Alguns movimentos que apoiaram o impeachment de Dilma assinaram um manifesto protestando contra a demissão de Fábio Medina Osório. De saída, faça-se uma correção: o Movimento Brasil Livre não está entre os signatários, conforme se noticiou, inclusive o programa “Os Pingos nos Is”, da Jovem Pan, que eu ancoro. O texto em apoio a Osório sugere que ele é um paladino do combate à impunidade e que o Palácio do Planalto, numa articulação comandada pelo ministro Eliseu Padilha (Casa Civil), estaria interessado no contrário.
Aliás, em entrevista à VEJA, Osório diz a mesma coisa: “O governo quer abafar a Lava-Jato. Tem muito receio de até onde a Lava-Jato pode chegar”. Mas também é Osório quem diz, na mesma entrevista, sobre o presidente Michel Temer: “Ele é uma pessoa que admiro muito, elegante, bem-intencionado, quer fazer o bem para o Brasil, ao contrário do Padilha”.
Há aí uma contradição inelutável. Ou Temer é bem-intencionado e, nessa condição, o demitiu sabendo o que fazia. Ou, ao tê-lo demitido para abafar a Lava-Jato, então bem-intencionado não é. Fiquei com a impressão de que Osório quer acertar as suas contas com Padilha e, para tanto, ataca o governo, mas tentando preservar Temer, como se isso fosse possível.

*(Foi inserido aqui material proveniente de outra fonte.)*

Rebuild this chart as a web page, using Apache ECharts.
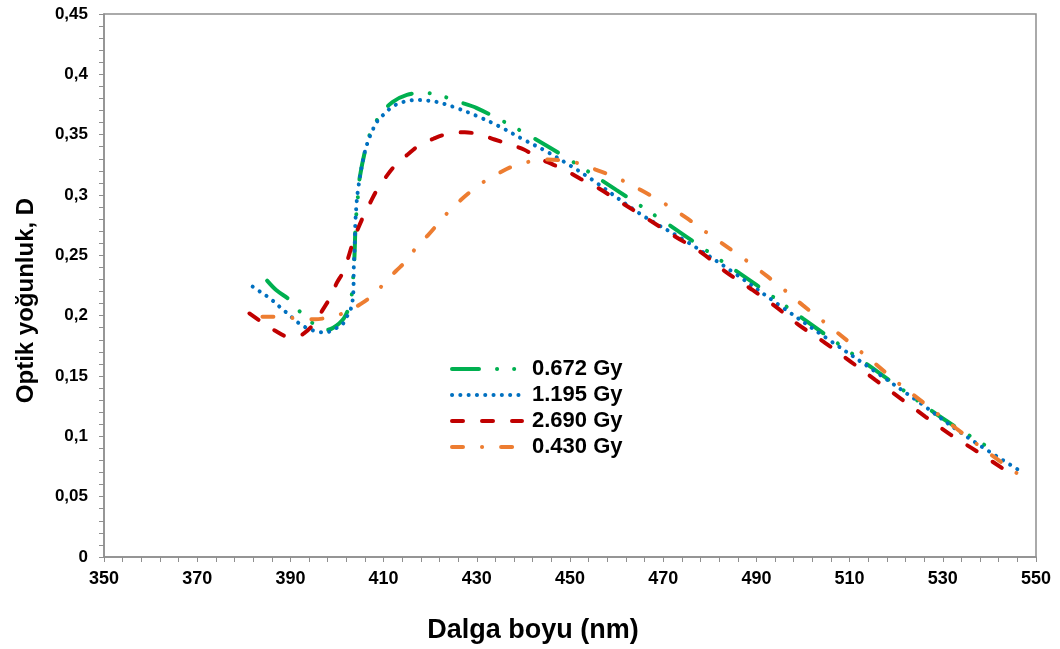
<!DOCTYPE html>
<html>
<head>
<meta charset="utf-8">
<script src="https://cdn.jsdelivr.net/npm/echarts@6/dist/echarts.min.js"></script>
<style>
  html, body { margin: 0; padding: 0; background: #ffffff; }
  #chart { width: 1060px; height: 649px; }
</style>
</head>
<body>
<div id="chart"></div>
<script>
// Absorption spectra: optical density vs wavelength for four doses
const seriesNames = ['0.672 Gy', '1.195 Gy', '2.690 Gy', '0.430 Gy'];

const wl0672 = [385, 387, 390, 392.4, 395.4, 397.4, 399.2, 401.5, 402.9, 403.3, 403.7, 404.0, 404.4, 404.9, 406.5, 407.6, 409.4, 411.9, 415, 418.5, 422.1, 425.8, 430, 440, 450, 460, 470, 480, 490, 500, 510, 520, 530, 541];
const od0672 = [0.229, 0.221, 0.2126, 0.2018, 0.192, 0.188, 0.190, 0.198, 0.2115, 0.224, 0.245, 0.276, 0.295, 0.315, 0.344, 0.355, 0.367, 0.377, 0.383, 0.3847, 0.3825, 0.3775, 0.372, 0.352, 0.329, 0.304, 0.2785, 0.252, 0.2255, 0.1975, 0.170, 0.1425, 0.1148, 0.088];

const wl1195 = [381.9, 383.5, 385.1, 386.5, 387.9, 389.4, 390.8, 392.2, 394, 395.8, 397.6, 399.4, 401, 402.1, 403, 403.5, 403.6, 403.8, 404, 404.5, 405.8, 407.1, 408.8, 410.1, 411.5, 413.3, 415.1, 417, 419, 421, 425, 430, 435, 440, 445, 450, 455, 465, 475, 485, 495, 505, 515, 525, 535, 546.6];
const od1195 = [0.224, 0.2198, 0.2157, 0.2115, 0.2066, 0.2018, 0.197, 0.1927, 0.189, 0.1867, 0.186, 0.189, 0.192, 0.199, 0.206, 0.219, 0.24, 0.258, 0.2818, 0.304, 0.333, 0.349, 0.362, 0.367, 0.372, 0.376, 0.3778, 0.3789, 0.3783, 0.3775, 0.373, 0.3655, 0.3565, 0.346, 0.336, 0.3245, 0.312, 0.2845, 0.2615, 0.236, 0.2085, 0.1815, 0.155, 0.128, 0.1, 0.0713];

const wl2690 = [381.2, 383.7, 386.5, 389.7, 391.5, 392.9, 395.1, 396.9, 398.5, 399.9, 401.5, 403.7, 405.5, 407.2, 408.7, 410.5, 412.6, 415.1, 417.6, 420.7, 423.8, 427.4, 430.7, 433.8, 437.2, 440.1, 443.3, 446.5, 449.4, 452.3, 455.2, 460.9, 466.7, 472.4, 478.2, 483.2, 489, 494, 499, 504.8, 510.2, 515.5, 520.9, 526.3, 531.8, 537.5, 542.9];
const od2690 = [0.2018, 0.195, 0.188, 0.1826, 0.183, 0.1853, 0.1936, 0.2046, 0.2148, 0.2267, 0.2377, 0.264, 0.281, 0.2942, 0.305, 0.315, 0.325, 0.3334, 0.341, 0.3466, 0.3507, 0.352, 0.35, 0.346, 0.3416, 0.3377, 0.3306, 0.325, 0.3196, 0.3133, 0.3077, 0.294, 0.28, 0.266, 0.2523, 0.237, 0.2217, 0.2079, 0.1926, 0.1773, 0.162, 0.1468, 0.1315, 0.1162, 0.101, 0.0871, 0.0732];

const wl0430 = [384, 387.9, 391.6, 395.2, 398.7, 402, 405.2, 407.9, 410.2, 412.6, 415, 417.1, 419.5, 421.7, 423.9, 426.5, 429, 431.9, 434.9, 437.9, 441.5, 445, 448.3, 452.1, 455.5, 460, 465, 470, 475, 480, 485, 490, 495, 500, 505, 510, 515, 520, 526, 532.9, 540.8, 545.8];
const od0430 = [0.199, 0.199, 0.1977, 0.197, 0.199, 0.203, 0.21, 0.2175, 0.2272, 0.2368, 0.246, 0.257, 0.2666, 0.2763, 0.286, 0.2956, 0.3038, 0.312, 0.3185, 0.324, 0.3278, 0.3295, 0.3286, 0.326, 0.3211, 0.3143, 0.3045, 0.2935, 0.281, 0.267, 0.2535, 0.2395, 0.2245, 0.2085, 0.1933, 0.1778, 0.1618, 0.1455, 0.1274, 0.1065, 0.0835, 0.0697];

const xTicks = { min: 350, max: 550, step: 20 };
const yTicks = { min: 0, max: 0.45, step: 0.05 };

const pair = (xs, ys) => xs.map((x, i) => [x, ys[i]]);

const styles = [
  { color: '#00B050', dash: [27, 18, 0.1, 17, 0.1, 18] },
  { color: '#0070C0', dash: [0.1, 8.2] },
  { color: '#C00000', dash: [11, 19] },
  { color: '#ED7D31', dash: [11, 19, 0.1, 19] }
];
const dataSets = [pair(wl0672, od0672), pair(wl1195, od1195), pair(wl2690, od2690), pair(wl0430, od0430)];

const FONT = '"Liberation Sans", Arial, sans-serif';
const AXIS_GRAY = '#8f8f8f';

const chart = echarts.init(document.getElementById('chart'), null, { renderer: 'canvas' });
chart.setOption({
  animation: false,
  backgroundColor: '#ffffff',
  grid: {
    left: 104, right: 24, top: 14, bottom: 90,
    show: true, borderColor: AXIS_GRAY, borderWidth: 1.5, backgroundColor: 'transparent'
  },
  legend: {
    orient: 'vertical',
    left: 445, top: 353,
    itemWidth: 70, itemHeight: 14, itemGap: 4,
    itemStyle: { opacity: 0 },
    lineStyle: { width: 4 },
    textStyle: { fontFamily: FONT, fontWeight: 'bold', fontSize: 22, color: '#000', lineHeight: 22, padding: [0, 0, 0, 5] },
    data: seriesNames
  },
  xAxis: {
    type: 'value',
    min: xTicks.min, max: xTicks.max, interval: xTicks.step,
    name: 'Dalga boyu (nm)',
    nameLocation: 'middle', nameGap: 60,
    nameTextStyle: { fontFamily: FONT, fontWeight: 'bold', fontSize: 27, color: '#000', padding: [0, 74, 0, 0] },
    axisLine: { show: true, onZero: false, lineStyle: { color: AXIS_GRAY, width: 1.5 } },
    axisTick: { show: true, inside: false, length: 5, lineStyle: { color: AXIS_GRAY } },
    minorTick: { show: true, splitNumber: 5, length: 5, lineStyle: { color: AXIS_GRAY } },
    splitLine: { show: false },
    axisLabel: { margin: 13, fontFamily: FONT, fontWeight: 'bold', fontSize: 18, color: '#000' }
  },
  yAxis: {
    type: 'value',
    min: yTicks.min, max: yTicks.max, interval: yTicks.step,
    name: 'Optik yoğunluk, D',
    nameLocation: 'middle', nameGap: 66, nameRotate: 90,
    nameTextStyle: { fontFamily: FONT, fontWeight: 'bold', fontSize: 24, color: '#000', padding: [0, 30, 0, 0] },
    axisLine: { show: true, lineStyle: { color: AXIS_GRAY, width: 1.5 } },
    axisTick: { show: true, inside: false, length: 5, lineStyle: { color: AXIS_GRAY } },
    minorTick: { show: true, splitNumber: 5, length: 5, lineStyle: { color: AXIS_GRAY } },
    splitLine: { show: false },
    axisLabel: {
      margin: 16, fontFamily: FONT, fontWeight: 'bold', fontSize: 17, color: '#000',
      formatter: v => String(+v.toFixed(2)).replace('.', ',')
    }
  },
  series: seriesNames.map((name, i) => ({
    name,
    type: 'line',
    data: dataSets[i],
    showSymbol: false,
    symbol: 'none',
    smooth: 0.35,
    color: styles[i].color,
    lineStyle: { color: styles[i].color, width: 4, type: styles[i].dash, cap: 'round' },
    z: 2 + i
  }))
});
</script>
</body>
</html>
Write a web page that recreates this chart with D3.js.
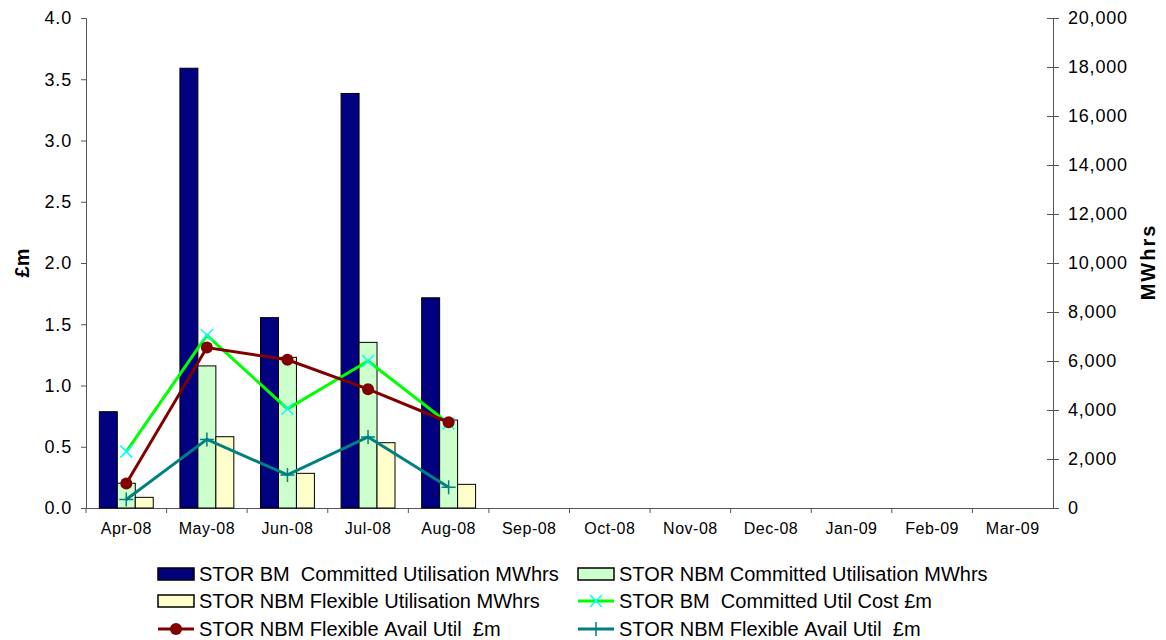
<!DOCTYPE html>
<html lang="en">
<head>
<meta charset="UTF-8">
<title>STOR utilisation</title>
<script src="https://cdn.jsdelivr.net/npm/d3@7"></script>
<style>
    body { margin: 0; background: #fff; }
    svg { font-family: "Liberation Sans", Arial, sans-serif; }
    .axis path, .axis line { stroke: #555; }
    .axis text { fill: #000; letter-spacing: 0.8px; }
    .bar { stroke: #000; stroke-width: 1px; }
    .line { fill: none; stroke-width: 3px; }
    .title { font-weight: bold; font-size: 20px; }
    .legend text { font-size: 20px; }
</style>
</head>
<body>
<svg width="1166" height="640"></svg>
<script>
    var months = ['Apr-08', 'May-08', 'Jun-08', 'Jul-08', 'Aug-08', 'Sep-08',
                  'Oct-08', 'Nov-08', 'Dec-08', 'Jan-09', 'Feb-09', 'Mar-09'];

    // MWhrs (right axis)
    var bmCommitted   = [3930, 17950, 7770, 16920, 8580];
    var nbmCommitted  = [1010, 5800, 6150, 6760, 3590];
    var nbmFlexible   = [435, 2910, 1415, 2665, 965];

    // £m (left axis)
    var bmCommittedCost = [0.46, 1.41, 0.81, 1.20, 0.69];
    var nbmFlexCostA    = [0.20, 1.31, 1.21, 0.97, 0.70];
    var nbmFlexCostB    = [0.07, 0.56, 0.27, 0.58, 0.17];

    var leftTicks  = [0, 0.5, 1, 1.5, 2, 2.5, 3, 3.5, 4];
    var rightTicks = [0, 2000, 4000, 6000, 8000, 10000, 12000, 14000, 16000, 18000, 20000];

    var svg = d3.select('svg'),
        plotL = 86, plotR = 1053, plotT = 18, plotB = 508;

    var x = d3.scaleBand().domain(months).range([plotL, plotR]);
    var yL = d3.scaleLinear().domain([0, 4]).range([plotB, plotT]);
    var yR = d3.scaleLinear().domain([0, 20000]).range([plotB, plotT]);

    var bw = x.step() * 0.223;

    // axes
    svg.append('g')
        .attr('class', 'axis')
        .attr('transform', 'translate(' + plotL + ',0)')
        .call(d3.axisLeft(yL).tickValues(leftTicks).tickFormat(d3.format('.1f')).tickSize(5).tickPadding(9))
        .call(function(g) { g.selectAll('text').style('font-size', '18px'); });

    var ra = svg.append('g')
        .attr('class', 'axis')
        .attr('transform', 'translate(' + plotR + ',0)')
        .call(d3.axisRight(yR).tickValues(rightTicks).tickFormat(d3.format(',')).tickSize(6).tickPadding(9));
    ra.selectAll('text').style('font-size', '18px');
    ra.selectAll('.tick line').attr('x1', -6);

    var xa = svg.append('g')
        .attr('class', 'axis')
        .attr('transform', 'translate(0,' + plotB + ')')
        .call(d3.axisBottom(x).tickSize(0).tickPadding(15));
    xa.selectAll('text').style('font-size', '16px').style('letter-spacing', '0.5px');
    xa.selectAll('.sep')
        .data(d3.range(0, months.length))
        .enter().append('line')
        .attr('x1', function(i) { return x(months[i]); })
        .attr('x2', function(i) { return x(months[i]); })
        .attr('y1', 0).attr('y2', 5)
        .attr('stroke', '#555');

    svg.append('text').attr('class', 'title')
        .attr('transform', 'translate(29,263) rotate(-90)')
        .attr('text-anchor', 'middle').text('£m');
    svg.append('text').attr('class', 'title')
        .attr('transform', 'translate(1155,262) rotate(-90)')
        .attr('text-anchor', 'middle').style('letter-spacing', '2px').text('MWhrs');

    // bars
    var barSeries = [
        { values: bmCommitted, color: '#000080' },
        { values: nbmCommitted, color: '#ccffcc' },
        { values: nbmFlexible, color: '#ffffcc' }
    ];
    barSeries.forEach(function(s, si) {
        svg.selectAll('.bar' + si)
            .data(s.values)
            .enter().append('rect')
            .attr('class', 'bar')
            .attr('x', function(d, i) { return x(months[i]) + x.bandwidth() / 2 - 1.5 * bw + si * bw; })
            .attr('y', function(d) { return yR(d); })
            .attr('width', bw)
            .attr('height', function(d) { return plotB - yR(d); })
            .attr('fill', s.color);
    });

    // lines
    var cx = function(i) { return x(months[i]) + x.bandwidth() / 2; };
    var line = d3.line()
        .x(function(d, i) { return cx(i); })
        .y(function(d) { return yL(d); });

    function marker(g, type, px, py, color) {
        if (type === 'x') {
            g.append('path').attr('d', 'M' + (px - 6) + ',' + (py - 6) + 'L' + (px + 6) + ',' + (py + 6) +
                'M' + (px - 6) + ',' + (py + 6) + 'L' + (px + 6) + ',' + (py - 6))
                .attr('stroke', color).attr('stroke-width', 1.5);
        } else if (type === 'circle') {
            g.append('circle').attr('cx', px).attr('cy', py).attr('r', 6).attr('fill', color);
        } else {
            g.append('path').attr('d', 'M' + (px - 7) + ',' + py + 'L' + (px + 7) + ',' + py +
                'M' + px + ',' + (py - 7) + 'L' + px + ',' + (py + 7))
                .attr('stroke', color).attr('stroke-width', 1.5);
        }
    }

    var lineSeries = [
        { values: bmCommittedCost, color: '#00ff00', mk: 'x', mkColor: '#00ffff' },
        { values: nbmFlexCostA, color: '#800000', mk: 'circle', mkColor: '#800000' },
        { values: nbmFlexCostB, color: '#008080', mk: 'plus', mkColor: '#008080' }
    ];
    lineSeries.forEach(function(s) {
        var g = svg.append('g');
        g.append('path').datum(s.values).attr('class', 'line')
            .attr('stroke', s.color).attr('d', line);
        s.values.forEach(function(d, i) { marker(g, s.mk, cx(i), yL(d), s.mkColor); });
    });

    // legend
    var legendItems = [
        { label: 'STOR BM  Committed Utilisation MWhrs', kind: 'bar', color: '#000080' },
        { label: 'STOR NBM Committed Utilisation MWhrs', kind: 'bar', color: '#ccffcc' },
        { label: 'STOR NBM Flexible Utilisation MWhrs', kind: 'bar', color: '#ffffcc' },
        { label: 'STOR BM  Committed Util Cost £m', kind: 'line', color: '#00ff00', mk: 'x', mkColor: '#00ffff' },
        { label: 'STOR NBM Flexible Avail Util  £m', kind: 'line', color: '#800000', mk: 'circle', mkColor: '#800000' },
        { label: 'STOR NBM Flexible Avail Util  £m', kind: 'line', color: '#008080', mk: 'plus', mkColor: '#008080' }
    ];
    var colX = [158, 578], rowY = [574, 601, 629];
    var lg = svg.append('g').attr('class', 'legend');
    legendItems.forEach(function(it, k) {
        var lx = colX[k % 2], ly = rowY[Math.floor(k / 2)];
        var g = lg.append('g');
        if (it.kind === 'bar') {
            g.append('rect').attr('x', lx).attr('y', ly - 6).attr('width', 36).attr('height', 12)
                .attr('fill', it.color).attr('stroke', '#000').attr('stroke-width', 1.5);
        } else {
            g.append('line').attr('x1', lx).attr('x2', lx + 36).attr('y1', ly).attr('y2', ly)
                .attr('stroke', it.color).attr('stroke-width', 3);
            marker(g, it.mk, lx + 18, ly, it.mkColor);
        }
        g.append('text').attr('x', lx + 41).attr('y', ly + 7).text(it.label.replace(/ /g, '\u00a0'));
    });
</script>
</body>
</html>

Osório é chegado a frases de tom apocalítico: “Se não houver compromisso com o ataque à corrupção, esse governo vai derreter”. Certo! Mas ele mesmo afirma à VEJA: NADA CONHECE QUE DESABONE A CONDUTA DO PRESIDENTE.
Questão conceitual
A acusação dos ex-advogado-geral é grave: diz que o governo quer abafar a Lava-jato. Mas cabe aí fazer uma pergunta: como é que ele poderia fazer tal coisa? A operação, por acaso, é tarefa do Executivo? Só um grupo conseguiria hoje trabalhar contra a dita-cuja: a própria força-tarefa. Alguém acredita que o governo tenha mesmo condições de tolher o trabalho dos procuradores, da Polícia Federal e do juiz Sergio Moro? Entendo que não.
Não gosto do modo como o ex-advogado-geral se pôs nesse debate. Contra a orientação do governo, ele resolveu requisitar os dados dos inquéritos em curso, segundo disse, para mover ações de improbidade administrativa contra os políticos envolvidos. Antes disso, afirma ter se mobilizado para que as empreiteiras ressarcissem os cofres públicos pelos danos provocados ao erário. Ele diz que essas eram suas tarefas e que não cumpri-las seria prevaricar.
Vamos lá. De fato, o governo já havia orientado Osório a ficar longe do caso, no que, entendo eu, fazia muito bem. Imaginem a dor de cabeça que provocaria esse trânsito de informações. A suspeita de que, aí sim, o Executivo estaria atuando para se meter na Lava-Jato seria gigantesca. Mais: há um órgão do primeiro escalão que cuida das medidas a serem adotadas contra as empreiteiras e do ressarcimento aos cofres públicos: a Controladoria-Geral da União, com o devido acompanhamento do Ministério Público.
Mais: quem disse que é só a AGU que pode entrar com ações de improbidade contra os políticos? É claro que não! Se o preço de fazê-lo é o órgão mergulhar de cabeça nos inquéritos, então é melhor não, porque sempre haverá o cheiro da interferência indevida do governo.
Ok, ele diga o que quiser, e a obrigação do jornalismo é registrar a sua fala, mas tenho pra mim que o Executivo não pode ser acusado de querer abafar a Lava-Jato porquanto não haja nada a abafar no seu âmbito.
Acho que o advogado-geral alimentou mal as suas ambições e não se conformou com aquele que era o seu papel. Quando lhe foi dado atuar para impedir o governo de fazer bobagem, como no caso da demissão de Ricardo Melo, da EBC, é preciso admitir: Osório mandou muito mal e permitiu que o governo caísse numa roubada.
Também me parece despropositado que ataque a sua sucessora no cargo, como fez, tentando desqualificar Grace Mendonça, contra a opinião de pessoas sensatas, que a consideram competente.
Reitero: uma coisa é o governo querer manter o Executivo longe da Lava-Jato. Outra, distinta, é querer abafá-la. Seria, quando menos, necessário dizer como se faria isso. E, vamos convir, Osório não disse.